Jack Whitman will likely be the first guy off the bench, providing the Tribe with another big body option down low. Michael Schlotman and Greg Malinowski round of the reserves. Schlotman probably won’t attempt a shot (as he’s a Jehovah’s Witness) and Malinowski is an inconsistent threat from outside.
I’ve decided to turn this section over to someone who can produce some actual valuable insight on quantifiable statistics. Plus, the more I delegate the more time I have to “accidentally” drown myself in the bath tub. So I’m hoping my man Nate can take it and run (follow Nate on the Twitter).
A slight disclaimer, even advanced stats are relatively meaningless with a 2 or 3 game sample size, but a couple interesting things none the less. These will be more meaningful starting in January.
A Dayton stat that’s kind of obvious, but when quantified jumps out nonetheless — 41.5% of the minutes this year are coming from the bench, good for 15th out of the 350-odd teams in D1 (vs. 21.4% which was 341st in D1 last year). We all know this, but it’s kind of staggering when quantified.
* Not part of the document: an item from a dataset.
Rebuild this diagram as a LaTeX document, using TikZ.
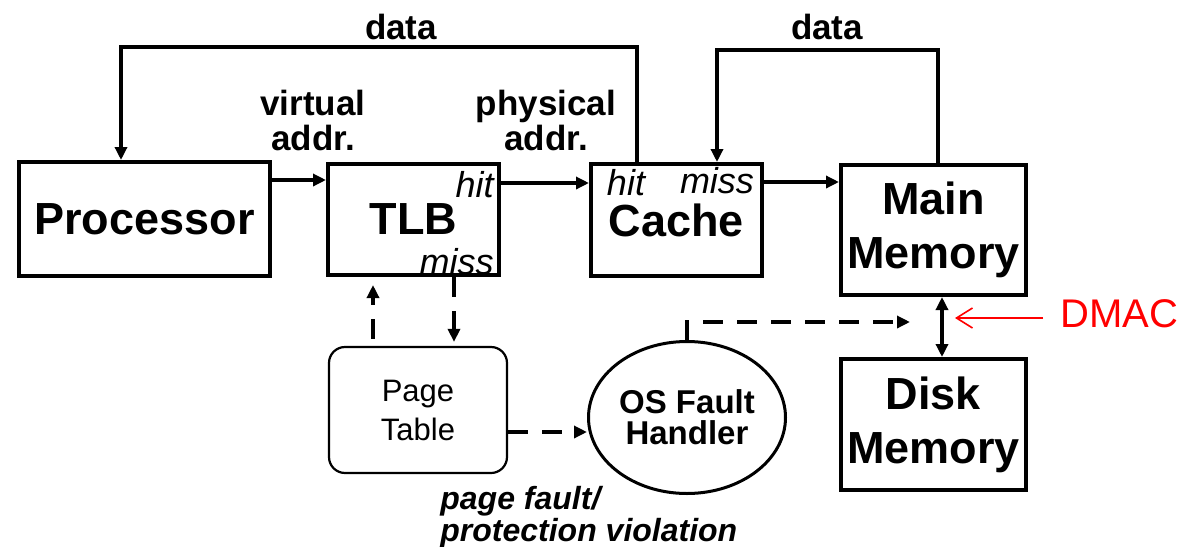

UD is quite literally able to play twice as many bench players as last year.
When William and Mary is on defense, 59.8% of their points are rendered on two-pointers, good for 37th in the country. As a reference point,the D1 average is 49.6%. Most of this can be attributed to the fact that W&M gives up 51.4% FG% on 2’s. So far UD’s scoring has been fairly balanced between 2’s, 3’s and free throws. Given that Billy and Maria’s tallest player is 6-9, I’m interested to see if Big Steve continues to dominate inside like he has the last two games. Based on the above, he should.
I put the Flyers on upset alert in last week’s podcast and, goddamn it, I stand by it. Although the Flyers will eventually pull this one out, William and Mary will have the lead at the midway point of the second half before a run propels the good guys to a 72-65 victory. Scoochie drops eight dimes and the Flyers head into the Advocare Invitational with a 3-0 record.